Gospel Luke 10:38-42


#1

*Gospel Luke 10:38-42 *

The story of Martha and Mary follows Jesus' parable of the Good Samaritan. In that parable, the Samaritan obeys the commandment of love by coming to the rescue of a man victimized by robbers even if the victim is an "enemy" (a Jew) and risking ritual impurity by approaching a person presumed dead.

In Mary the evangelist gives another illustration of loving. It consists in sitting at Jesus' feet and listening to Him.

Some people do not have the opportunities to practice "active" services, like ministering directly to the poor and the sick. Contemplative religious, for example spend their whole lives within the convent or monastery, working and praying and meditating on the Word of God. But they are as useful and as effective as anyone else for building the Kingdome of God here on earth.

Like Mary, they have found their place in the heart of the Christian community, and this place will not be taken away from them.


#2

*"Some people do not have the opportunities to practice "active" services, like ministering directly to the poor and the sick." *

Cities have volunteer service organizations, might contact a reference librarian in your area for those organizations, or contact your local police or social service organizations.

Or contact your Church or just look around and make a friend with a person who clearly needs help in a way that you're able to give.


#3

Some people do not have the opportunities to practice "active" services, like ministering directly to the poor and the sick. Contemplative religious, for example spend their whole lives within the convent or monastery, working and praying and meditating on the Word of God. But they are as useful and as effective as anyone else for building the Kingdome of God here on earth.

Like Mary, they have found their place in the heart of the Christian community, and this place will not be taken away from them./

Contemplative religious monasteries and convents were once referred to as The Church's "powerhouse of prayer". It is wonderful to think that at every moment of every day and night contemplatives somewhere are praising and thanking God in prayer and on our behalf.
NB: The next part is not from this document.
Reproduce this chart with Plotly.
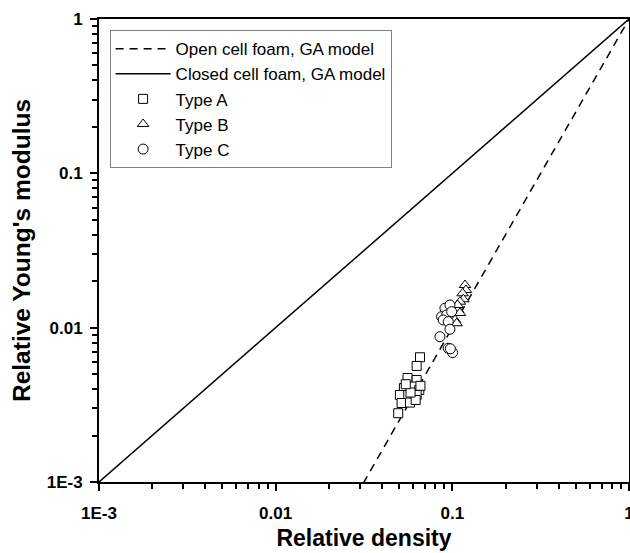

The Doctrine of The Mystical Body of Christ is particularly beautiful. Also contemplative religious adopt a pentitential lifestyle and also on our behalf. At every moment somewhere in this world contemplatives are at prayer for The Church and for the world and for all the various needs therein. They are indeed at the heart of The Mystical Body of Christ and undertake a ministry of prayer and penance for all. A beautiful call and vocation but not an easy one at times.

TS


#4

[quote="bkayw, post:2, topic:213363"]
*"Some people do not have the opportunities to practice "active" services, like ministering directly to the poor and the sick." *

Cities have volunteer service organizations, might contact a reference librarian in your area for those organizations, or contact your local police or social service organizations.

Or contact your Church or just look around and make a friend with a person who clearly needs help in a way that you're able to give.

[/quote]

God bless you for the suggestions, this actually came from our Parish bulletin (I forgot to write that at the end. Woops!) :blush:

I could be wrong but I believe it's an example of different Religious orders- Active and Contemplative.

religious-vocation.com/media_links.html

Contemplative religious monasteries and convents were once referred to as The Church's "powerhouse of prayer". It is wonderful to think that at every moment of every day and night contemplatives somewhere are praising and thanking God in prayer and on our behalf. The Doctrine of The Mystical Body of Christ is particularly beautiful. Also contemplative religious adopt a pentitential lifestyle and also on our behalf. At every moment somewhere in this world contemplatives are at prayer for The Church and for the world and for all the various needs therein. They are indeed at the heart of The Mystical Body of Christ and undertake a ministry of prayer and penance for all. A beautiful call and vocation but not an easy one at times.

TS

I'm forever grateful that someone who doesn't have a clue who I am is Praying for me it makes me want to cry. God bless all men and women who dedicate themselves to God and His people.


#5

[quote="goforgoal, post:4, topic:213363"]
God bless you for the suggestions, this actually came from our Parish bulletin (I forgot to write that at the end. Woops!) :blush:

I could be wrong but I believe it's an example of different Religious orders- Active and Contemplative.

religious-vocation.com/media_links.html

I'm forever grateful that someone who doesn't have a clue who I am is Praying for me it makes me want to cry. God bless all men and women who dedicate themselves to God and His people.

[/quote]

I know a few contemplatives in various religious orders and they are all very warm and truly caring people, interested and well informed on current affairs and Church matters - and great listeners. They are good communicators too and every word worth hearing and on many matters spiritual and temporal. Thomas Merton wrote that contemplative religious should share the fruits of their contemplation in their parlours - and wonderful it is and gift to visit one.

God bless all men and women who dedicate themselves to God and His people

Amen! and thank You, Lord, for calling men and women to this important vocation at the heart of The Church and granting them all the Graces they will need in their vocational journey. Please grant us many more!